Task: Only the number is wanted: how many lines hold the word "matplotlib"?

---------- Stored rows

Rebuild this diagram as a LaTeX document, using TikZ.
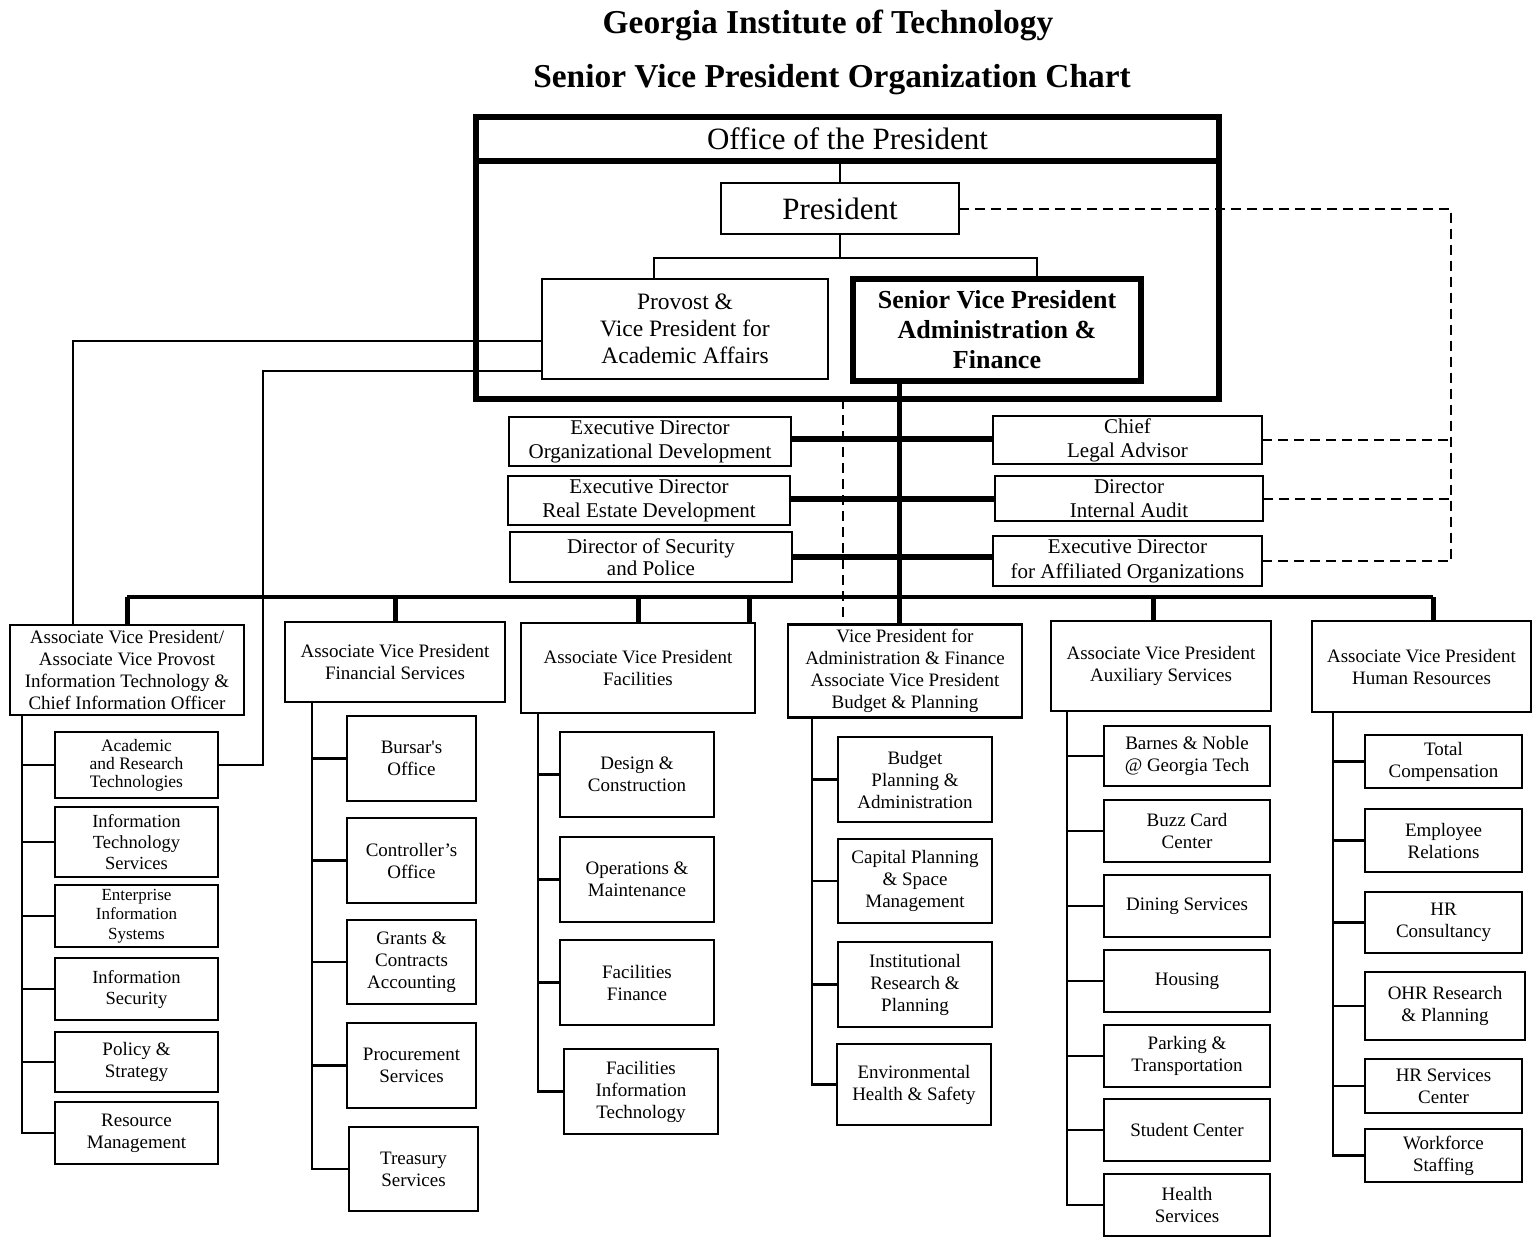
\documentclass[tikz,border=0pt]{standalone}
\usepackage{fontspec}
\setmainfont{Liberation Serif}
\usetikzlibrary{positioning}

\begin{document}
\begin{tikzpicture}[x=1pt,y=-1pt,line join=miter,node distance=12pt]
        \tikzstyle{every node}=[align=center,inner sep=0pt,outer sep=0pt]
        \tikzstyle{link}=[line width=2.3pt]
        \tikzstyle{heavy}=[line width=6pt]
        \tikzstyle{busline}=[line width=4.5pt]
        \tikzstyle{drop}=[line width=5pt]
        \tikzstyle{dashlink}=[line width=2pt,dash pattern=on 10pt off 6pt]
        \tikzstyle{headline}=[font=\bfseries\fontsize{33.4}{38}\selectfont,anchor=base]
        \tikzstyle{unit}=[draw,line width=2.3pt,font=\fontsize{19}{22}\selectfont]
        \tikzstyle{avp}=[unit,minimum width=220pt,minimum height=90pt]
        \tikzstyle{exec}=[unit,font=\fontsize{21}{24}\selectfont,minimum width=282pt,minimum height=49pt]
        \tikzstyle{sub}=[unit,line width=2.6pt]
        \tikzstyle{itcol}=[sub,minimum width=163pt,minimum height=62pt]
        \tikzstyle{fincol}=[sub,minimum width=129pt,minimum height=85pt]
        \tikzstyle{faccol}=[sub,minimum width=154pt,minimum height=85pt]
        \tikzstyle{vpcol}=[sub,minimum width=154pt,minimum height=85pt]
        \tikzstyle{auxcol}=[sub,minimum width=166pt,minimum height=62pt]
        \tikzstyle{hrcol}=[sub,minimum width=157pt,minimum height=61pt]

        \useasboundingbox (0,0) rectangle (1533,1237);

        \node[headline] (gatech)     at (828,33) {Georgia Institute of Technology};
        \node[headline] (charttitle) at (832,87) {Senior Vice President Organization Chart};

        \node[draw,line width=6pt,minimum width=743pt,minimum height=282pt] (office) at (847.5,258) {};
        \node[minimum width=743pt,minimum height=44pt,font=\fontsize{31}{36}\selectfont] (officehead) at (847.5,139) {Office of the President};
        \node[unit,minimum width=238pt,minimum height=51pt,font=\fontsize{31}{36}\selectfont] (president) at (840,208.5) {President};
        \node[unit,minimum width=286pt,minimum height=100pt,font=\fontsize{23.5}{27}\selectfont] (provost) at (685,329) {Provost \&\\Vice President for\\Academic Affairs};
        \node[draw,line width=5.5pt,minimum width=288pt,minimum height=102pt,font=\bfseries\fontsize{26}{30}\selectfont] (svp) at (997,330) {Senior Vice President\\Administration \&\\Finance};

        \node[exec] (edorg)  at (650,441.5) {Executive Director\\Organizational Development};
        \node[exec] (edreal) at (649,500.5) {Executive Director\\Real Estate Development};
        \node[exec,minimum height=50pt,font=\fontsize{21}{22}\selectfont] (dsec) at (651,557) {Director of Security\\and Police};
        \node[exec,minimum width=269pt,minimum height=48pt] (legal) at (1127.5,440) {Chief\\Legal Advisor};
        \node[exec,minimum width=268pt,minimum height=45pt] (audit) at (1129,498.5) {Director\\Internal Audit};
        \node[exec,minimum width=269pt,minimum height=50pt,font=\fontsize{21}{25}\selectfont] (affil) at (1127.5,561) {Executive Director\\for Affiliated Organizations};

        \node[avp,minimum width=234pt] (avpit) at (127,670) {Associate Vice President/\\Associate Vice Provost\\Information Technology \&\\Chief Information Officer};
        \node[avp,minimum height=80pt] (fin)   at (395,662)    {Associate Vice President\\Financial Services};
        \node[avp,minimum width=234pt] (fac)   at (638,668)    {Associate Vice President\\Facilities};
        \node[avp,minimum width=234pt,minimum height=93pt] (vpaf) at (905,671) {Vice President for\\Administration \& Finance\\Associate Vice President\\Budget \& Planning};
        \node[avp] (aux)                       at (1161,666)   {Associate Vice President\\Auxiliary Services};
        \node[avp,minimum width=219pt,minimum height=91pt] (hr) at (1421.5,666.5) {Associate Vice President\\Human Resources};

        \node[itcol,minimum height=66pt,font=\fontsize{17.5}{18}\selectfont] (art) at (136.5,765) {Academic\\and Research\\Technologies};
        \node[itcol,minimum height=70pt,font=\fontsize{18.5}{21}\selectfont] (its)  [below=9pt of art]  {Information\\Technology\\Services};
        \node[itcol,font=\fontsize{17}{19.5}\selectfont]                      (eis)  [below=8pt of its]  {Enterprise\\Information\\Systems};
        \node[itcol,font=\fontsize{18.5}{21}\selectfont]                      (isec) [below=11pt of eis] {Information\\Security};
        \node[itcol,minimum height=60pt]                                      (pol)  [below=12pt of isec] {Policy \&\\Strategy};
        \node[itcol]                                                          (res)  [below=10pt of pol] {Resource\\Management};

        \node[fincol] (bursar) at (411.5,758.5)                 {Bursar\textquotesingle s\\Office};
        \node[fincol] (ctrl)   [below=17pt of bursar]           {Controller’s\\Office};
        \node[fincol,minimum height=84pt] (grants) [below=17pt of ctrl] {Grants \&\\Contracts\\Accounting};
        \node[fincol] (proc)   [below=19pt of grants]           {Procurement\\Services};
        \node[fincol,minimum height=84pt] (treas) [below=19pt of proc,xshift=2pt] {Treasury\\Services};

        \node[faccol] (design) at (637,774.5)                   {Design \&\\Construction};
        \node[faccol] (ops)    [below=20pt of design]           {Operations \&\\Maintenance};
        \node[faccol] (ffin)   [below=18pt of ops]              {Facilities\\Finance};
        \node[faccol] (fit)    [below=24pt of ffin,xshift=4pt]  {Facilities\\Information\\Technology};

        \node[vpcol] (bpa)     at (915,779.5)                   {Budget\\Planning \&\\Administration};
        \node[vpcol,minimum height=84pt] (cap) [below=17pt of bpa] {Capital Planning\\\& Space\\Management};
        \node[vpcol] (inst)    [below=19pt of cap]              {Institutional\\Research \&\\Planning};
        \node[vpcol,minimum height=81pt] (ehs) [below=17pt of inst,xshift=-1pt] {Environmental\\Health \& Safety};

        \node[auxcol,minimum height=60pt] (bn) at (1187,756)    {Barnes \& Noble\\@ Georgia Tech};
        \node[auxcol] (buzz)    [below=14pt of bn]              {Buzz Card\\Center};
        \node[auxcol] (dining)  [below=13pt of buzz]            {Dining Services};
        \node[auxcol] (housing) [below=13pt of dining]          {Housing};
        \node[auxcol] (parking) [below=13pt of housing]         {Parking \&\\Transportation};
        \node[auxcol] (student) [below=12pt of parking]         {Student Center};
        \node[auxcol] (health)  [below=13pt of student]         {Health\\Services};

        \node[hrcol,minimum height=53pt] (total) at (1443.5,761.5) {Total\\Compensation};
        \node[hrcol,minimum height=63pt] (emp)  [below=21pt of total] {Employee\\Relations};
        \node[hrcol] (hrc)                      [below=20pt of emp]   {HR\\Consultancy};
        \node[hrcol,minimum width=160pt,minimum height=68pt] (ohr) [below=19pt of hrc,xshift=1.5pt] {OHR Research\\\& Planning};
        \node[hrcol,minimum height=54pt] (hrsc) [below=19pt of ohr,xshift=-1.5pt] {HR Services\\Center};
        \node[hrcol,minimum height=53pt] (wf)   [below=16pt of hrsc]  {Workforce\\Staffing};

        \coordinate (bus) at (0,597);
        \coordinate (dashx) at (1451,210);

        \draw[heavy] (officehead.south west) -- (officehead.south east);
        \draw[link] (officehead.south -| president.north) -- (president.north);
        \coordinate (fork) at ([yshift=-24pt]president.south);
        \draw[link] (president.south) -- (fork);
        \draw[link] (fork) -| ([xshift=-31pt]provost.north);
        \draw[link] (fork) -| ([xshift=40pt]svp.north);

        \draw[link] ([yshift=-12pt]provost.west) -| ([xshift=-54pt]avpit.north);
        \draw[link] ([yshift=-42pt]provost.west) -| ([xshift=45pt]art.east) -- (art.east);

        \draw[drop] ([xshift=-6pt]vpaf.north |- svp.south) -- ([xshift=-6pt]vpaf.north);
        \draw[heavy] ([yshift=3pt]edorg.east)  -- ([yshift=3pt]edorg.east -| legal.west);
        \draw[heavy] ([yshift=2pt]edreal.east) -- ([yshift=2pt]edreal.east -| audit.west);
        \draw[heavy] (dsec.east)   -- (dsec.east -| affil.west);

        \draw[dashlink] (president.east) -- (president.east -| dashx) -- (dashx |- affil.east) -- (affil.east);
        \draw[dashlink] (legal.east) -- (legal.east -| dashx);
        \draw[dashlink] (audit.east) -- (audit.east -| dashx);
        \draw[dashlink] ([xshift=-62pt]vpaf.north |- office.south) -- ([xshift=-62pt]vpaf.north);

        \draw[busline] (avpit.north |- bus) -- ([xshift=11.5pt]hr.north |- bus);
        \draw[drop] (avpit.north |- bus) -- (avpit.north);
        \draw[drop] (fin.north |- bus) -- (fin.north);
        \draw[drop] (fac.north |- bus) -- (fac.north);
        \draw[drop] ([xshift=111pt]fac.north |- bus) -- ([xshift=111pt]fac.north);
        \draw[drop] ([xshift=-8pt]aux.north |- bus) -- ([xshift=-8pt]aux.north);
        \draw[drop] ([xshift=11.5pt]hr.north |- bus) -- ([xshift=11.5pt]hr.north);

        \coordinate (itspine)  at ([xshift=-105pt]avpit.south);
        \coordinate (finspine) at ([xshift=-83pt]fin.south);
        \coordinate (facspine) at ([xshift=-100pt]fac.south);
        \coordinate (bgspine)  at ([xshift=-93pt]vpaf.south);
        \coordinate (auxspine) at ([xshift=-94pt]aux.south);
        \coordinate (hrspine)  at ([xshift=-88.5pt]hr.south);

        \draw[link] (itspine) |- (res.west);
        \foreach \n in {art,its,eis,isec,pol} \draw[link] (itspine |- \n.west) -- (\n.west);
        \draw[link] (finspine) |- (treas.west);
        \foreach \n in {bursar,ctrl,grants,proc} \draw[link] (finspine |- \n.west) -- (\n.west);
        \draw[link] (facspine) |- (fit.west);
        \foreach \n in {design,ops,ffin} \draw[link] (facspine |- \n.west) -- (\n.west);
        \draw[link] (bgspine) |- (ehs.west);
        \foreach \n in {bpa,cap,inst} \draw[link] (bgspine |- \n.west) -- (\n.west);
        \draw[link] (auxspine) |- (health.west);
        \foreach \n in {bn,buzz,dining,housing,parking,student} \draw[link] (auxspine |- \n.west) -- (\n.west);
        \draw[link] (hrspine) |- (wf.west);
        \foreach \n in {total,emp,hrc,ohr,hrsc} \draw[link] (hrspine |- \n.west) -- (\n.west);
\end{tikzpicture}
\end{document}
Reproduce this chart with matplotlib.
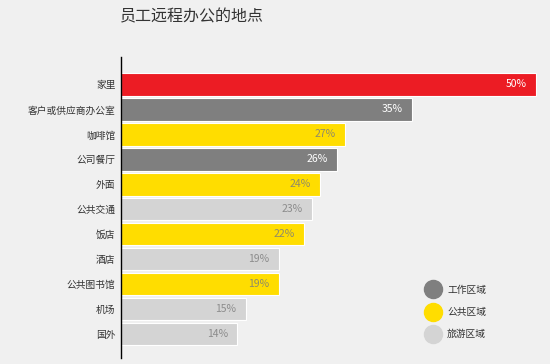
import matplotlib
matplotlib.use("Agg")
import matplotlib.pyplot as plt
from matplotlib.lines import Line2D

plt.rcParams['font.family'] = ['Noto Sans CJK SC', 'DejaVu Sans']

categories = ["家里", "客户或供应商办公室", "咖啡馆", "公司餐厅", "外面", "公共交通",
              "饭店", "酒店", "公共图书馆", "机场", "国外"]
values = [50, 35, 27, 26, 24, 23, 22, 19, 19, 15, 14]
groups = ["home", "work", "public", "work", "public", "travel",
          "public", "travel", "public", "travel", "travel"]
legend_labels = ["工作区域", "公共区域", "旅游区域"]
title = "员工远程办公的地点"

colors = {"home": "#ec1c24", "work": "#7f7f7f", "public": "#ffdd00", "travel": "#d4d4d4"}
label_colors = {"home": "white", "work": "white", "public": "#8f8a6a", "travel": "#8c8c8c"}

bg = "#f0f0f0"
fig = plt.figure(figsize=(5.5, 3.64), dpi=100, facecolor=bg)
W, H = 550, 364
ax = fig.add_axes([121 / W, 1 - 358 / H, (W - 121) / W, (358 - 57) / H])
ax.set_facecolor(bg)

ypos = list(range(len(categories)))
bar_colors = [colors[g] for g in groups]
ax.barh(ypos, values, height=0.9, color=bar_colors, edgecolor="white", linewidth=0.8)

ax.set_xlim(0, (W - 121) / 8.3)
ax.set_ylim(10.96, -1.10)

for y, v, g in zip(ypos, values, groups):
    ax.annotate(f"{v}%", xy=(v, y), xytext=(-6.5, 0), textcoords="offset points",
                ha="right", va="center", fontsize=7.5, color=label_colors[g])

ax.set_yticks(ypos)
ax.set_yticklabels(categories, fontsize=7, color="#333333")
ax.tick_params(axis="y", length=0, pad=4)
ax.set_xticks([])
for s in ["top", "right", "bottom"]:
    ax.spines[s].set_visible(False)
ax.spines["left"].set_color("black")
ax.spines["left"].set_linewidth(1.0)

fig.text(120 / W, 1 - 17 / H, title, fontsize=11.5, color="#333333", ha="left", va="center")

handles = [Line2D([0], [0], marker="o", linestyle="none", markersize=13,
                  markerfacecolor=c, markeredgecolor=c)
           for c in [colors["work"], colors["public"], colors["travel"]]]
fig.legend(handles, legend_labels, loc="upper left",
           bbox_to_anchor=(415 / W, 1 - 276 / H), frameon=False,
           fontsize=7, labelspacing=1.25, handletextpad=0.4, labelcolor="#333333")

fig.savefig("out.png", dpi=100, facecolor=bg)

--------------------

Correct response: 5